The Southern Finance Project, in a 131-page report, proposed creating a National Reinvestment Fund to be financed with assessments on nonbank lenders.
The fund would capitalize community development financial institutions, which would supply credit to distressed neighborhoods. The fund also would provide credit enhancements and financial guarantees.
Mortgage banks, insurance companies, finance companies, securities firms, hedge funds, and related institutions would be covered. Banks, thrifts, and secondary-market institutions would be exempt.
"It is intended to be broad because the goal here it to make as much of the playing field as level as possible," Southern Finance Project director Tom Schlesinger said.
Mr. Schlesinger said he doesn't expect the Republican-controlled Congress to embrace the report.
"(But,) I think it is important to keep this conversation going and to expand the thinking out there," he said.
The proposal did not draw much support from the financial services industry.
"It is just unnecessary baggage that is only going to increase the cost of providing credit by putting in another layer of government interference," said Stanford Kurland, president of Countrywide Funding Corp.

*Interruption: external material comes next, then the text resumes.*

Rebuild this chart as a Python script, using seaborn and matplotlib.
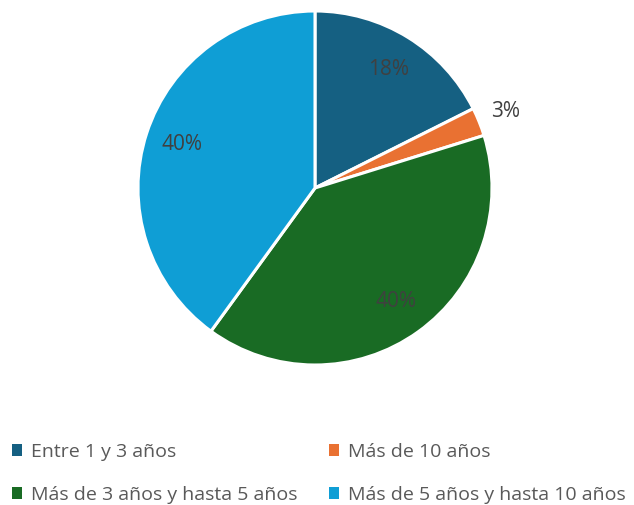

Mortgage banks already help low-income communities by participating heavily in the government-backed mortgage programs, he said.
"It strikes me as grossly misinformed and its recommendations grotesquely perverse and misdirected," said Warren Lasko, executive vice president of the Mortgage Bankers Association.
The community fund approach doesn't make sense for mutual fund companies, said Erick Kanter, a spokesman for the Investment Company Institute. "Any tax in essence would be paid by the shareholders of the funds," he said. Also, mutual funds already invest in communities by buying municipal bonds, he said.
Even some bank industry representatives, who might be expected to support expanding the CRA to include their competitors, questioned the proposal.
CRA requires banks to work with communities to find development projects, while nonbanks only would pay a community reinvestment tax, said Karen Thomas, director of regulatory affairs at the Independent Bankers Association of America.
"You need to keep them as similar as possible to keep them fair," she said.
The Southern Finance Project said nonbanks benefit as much from the government's help as banks benefit from deposit insurance. For example, nonbanks reap $500 million a year in tax discounts, and they originate 84% of mortgages insured by the Federal Housing Administration and Veterans Administration, the policy group's report said.
The 12 Federal Reserve banks would administer the fund, collecting premiums based on an institution's assets or pretax earnings. The assets and earnings of nonfinancial subsidiaries would not count.
The premiums should not hurt nonbanks any more than CRA investments damage banks, the report said.